Wednesday, September 25, 2013

Hell's Kitchen


Hell doesn't have a kitchen. Hell is a kitchen. It's a kitchen with white tile floor so that you see and feel every particle of food waste that drips on to it. A kitchen with a stack of dishes so high that they call it Mt. Doom. A kitchen with trash that reeks of rotting meat and old cabbage. A kitchen where all the pots and pans are way to high too reach. A kitchen with infinite Tupperware but no lids. A kitchen with a microwave that doesn't rotate, a stove that smokes, and a refrigerator that doesn't stay closed. In essence, Hell's Kitchen is my apartment kitchen.

God has given me a few Catch 22s to work through. The quagmire that has so particularly vexed me of late is my love of eating vs. my hatred of cooking.
Guys, I love eating, but I hate cooking.
HATE.
Like, I never get so close to swearing as I do when I am cooking.

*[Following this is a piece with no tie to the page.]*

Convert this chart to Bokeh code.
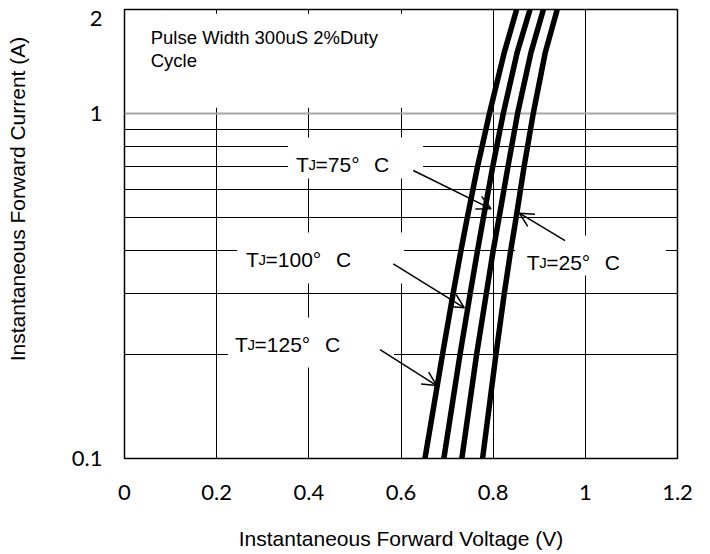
from bokeh.plotting import figure
from bokeh.models import (Range1d, FixedTicker, Grid, Arrow, OpenHead,
                          ColumnDataSource)
from bokeh.embed import file_html
from bokeh.resources import INLINE
from bokeh.core.properties import value

# ---------------- data ----------------
current_a = [0.1, 0.2, 0.3, 0.4, 0.5, 0.7, 1.0, 1.5, 2.0]
v_125c = [0.652, 0.690, 0.713, 0.730, 0.744, 0.766, 0.792, 0.824, 0.851]
v_100c = [0.693, 0.728, 0.750, 0.766, 0.779, 0.799, 0.822, 0.852, 0.880]
v_75c = [0.732, 0.764, 0.785, 0.800, 0.813, 0.832, 0.853, 0.882, 0.909]
v_25c = [0.777, 0.806, 0.824, 0.838, 0.850, 0.867, 0.887, 0.913, 0.939]

x_ticks = [0, 0.2, 0.4, 0.6, 0.8, 1.0, 1.2]
x_tick_labels = ["0", "0.2", "0.4", "0.6", "0.8", "1", "1.2"]
y_ticks = [0.1, 1, 2]
y_tick_labels = ["0.1", "1", "2"]
x_grid = [0.2, 0.4, 0.6, 0.8, 1.0]
y_grid = [0.2, 0.3, 0.4, 0.5, 0.6, 0.7, 0.8, 0.9]
y_grid_major = [1]

temps = ["75", "100", "125", "25"]
note_lines = ["Pulse Width 300uS 2%Duty", "Cycle"]
x_title = "Instantaneous Forward Voltage (V)"
y_title = "Instantaneous Forward Current (A)"

# ---------------- annotation layout ----------------
# the reference keeps its top tick label ("2") just inside the top edge
y_label_pos = [0.1, 1, 1.88]
# the reference's y title sits above the frame centre: pad its start
y_title_pad = "\u00a0" * 12
lab_x = [0.3722, 0.2637, 0.2398, 0.8728]
lab_y = [0.7097, 0.3765, 0.2140, 0.3705]
c_off = [78, 90, 90, 78]
box_l = [0.3548, 0.2441, 0.2246, 0.8472, 0.03]
box_r = [0.6480, 0.6066, 0.5848, 1.1749, 0.62]
box_t = [0.8514, 0.4517, 0.2562, 0.4427, 1.943]
box_b = [0.6477, 0.3214, 0.1836, 0.3391, 1.038]
arr_x0 = [0.6267, 0.9560, 0.5833, 0.5545]
arr_y0 = [0.6830, 0.4280, 0.3666, 0.2069]
arr_x1 = [0.7954, 0.8568, 0.7374, 0.6775]
arr_y1 = [0.5290, 0.5140, 0.2733, 0.1627]
note_x = [0.0569, 0.0569]
note_y = [1.656, 1.423]

p = figure(frame_width=553, frame_height=449,
           x_range=Range1d(0, 1.2), y_range=Range1d(0.1, 2),
           y_axis_type="log", output_backend="svg", toolbar_location=None,
           min_border_left=124, min_border_right=25, min_border_top=9,
           min_border_bottom=86, background_fill_color="white",
           border_fill_color="white")

p.outline_line_color = "black"
p.outline_line_width = 1.5

# grids
p.xgrid.ticker = FixedTicker(ticks=x_grid)
p.xgrid.grid_line_color = "black"
p.xgrid.grid_line_width = 1
p.ygrid.ticker = FixedTicker(ticks=y_grid)
p.ygrid.grid_line_color = "black"
p.ygrid.grid_line_width = 1
g1 = Grid(dimension=1, ticker=FixedTicker(ticks=y_grid_major),
          grid_line_color="#a6a6a6", grid_line_width=2)
p.add_layout(g1)

# axes
tick_font = "Lato"
p.xaxis.ticker = FixedTicker(ticks=x_ticks)
p.xaxis.major_label_overrides = {t: l for t, l in zip(x_ticks, x_tick_labels)}
p.yaxis.ticker = FixedTicker(ticks=y_label_pos)
p.yaxis.major_label_overrides = {t: l for t, l in zip(y_label_pos, y_tick_labels)}
for ax in (p.xaxis[0], p.yaxis[0]):
    ax.axis_line_color = None
    ax.major_tick_line_color = None
    ax.minor_tick_line_color = None
    ax.major_tick_out = 0
    ax.major_tick_in = 0
    ax.major_label_text_font = tick_font
    ax.major_label_text_font_size = "22px"
    ax.major_label_text_color = "black"
    ax.axis_label_text_font = "Liberation Sans"
    ax.axis_label_text_font_size = "21px"
    ax.axis_label_text_font_style = "normal"
    ax.axis_label_text_color = "black"
p.xaxis.axis_label = x_title
p.xaxis.major_label_standoff = 26
p.xaxis.axis_label_standoff = 24
p.yaxis.axis_label = y_title_pad + y_title
p.yaxis.major_label_standoff = 22
p.yaxis.axis_label_standoff = 40

# white boxes behind the annotations
p.quad(left=box_l, right=box_r, top=box_t, bottom=box_b,
       fill_color="white", line_color=None)

# curves
for v in (v_125c, v_100c, v_75c, v_25c):
    p.line(v, current_a, line_color="black", line_width=5.5,
           line_join="round")

# temperature labels (T + subscript J + rest)
src = ColumnDataSource(dict(x=lab_x, y=lab_y,
                            rest=["=" + t + "°" for t in temps],
                            c_off=c_off))
common = dict(x="x", y="y", source=src, text_color="black",
              text_baseline="alphabetic", text_align="left",
              text_font=value("Liberation Sans"))
p.text(text=value("T"), text_font_size="21px", **common)
p.text(text=value("J"), text_font_size="15px", x_offset=12.5, **common)
p.text(text="rest", text_font_size="21px", x_offset=19.5, **common)
p.text(text=value("C"), text_font_size="21px", x_offset="c_off", **common)

# note text
p.text(x=note_x, y=note_y, text=note_lines, text_font=value("Liberation Sans"),
       text_font_size="18.5px", text_color="black", text_baseline="alphabetic")

# arrows
asrc = ColumnDataSource(dict(x0=arr_x0, y0=arr_y0, x1=arr_x1, y1=arr_y1))
p.add_layout(Arrow(source=asrc, x_start="x0", y_start="y0", x_end="x1",
                   y_end="y1", line_width=1.5, line_color="black",
                   end=OpenHead(size=14, line_width=1.5, line_color="black")))

open("out.html", "w").write(file_html(p, INLINE))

I'm going to college so that I can make enough money to never cook again. As far as I'm concerned the purpose of getting rich is so that you don't have to make your own food. That's why a Culinary Arts degree is the biggest joke in the world. WHAT'S THE POINT OF MAKING GOOD MONEY IF YOU STILL WIND UP COOKING FOR YOURSELF?

When I'm stirring a pot I feel like all the elements of the universe have conspired together to stir the pot of my life. Only, my life isn't a pot; it's a hornets' nest. I'm not crying because I'm cutting onions. Oh wait, yes I am. I just hate cutting onions so much that I can't hold back the tears.

Some people were born to cook. I am not one of those people. "Make your own food," they said. "It'll be fun," they said. Two hours later the house is a mess, the embers of an unidentifiable mass are still smoking, and you can't tell that I've been crying rivers because I'm soaked from the explosive sink that showered me when I tried rinsing off a spoon and now I have to explain to everyone I talk to for the next half hour that I didn't wet my pants... again.

When I make cookies for people they say, "Thanks for the biscuits." When I make barbecue chicken, it has to be thrown away because it breaks four health code restrictions, five UN ordinances, and two terms of agreement of the Geneva Convention.  My roommates sees my outcast food and asks who vomited in the trash. Only all my hopes and dreams.

It all started with the bread maker, or rather the dough maker. Whatever it's called, it wasted my hard-earned dough and didn't make me bread. It just made me sad. IS ONE SLICE OF HOMEMADE BREAD TOO MUCH TO ASK?! OH THE HUMANITY!!

I can't have my cake and bake it too.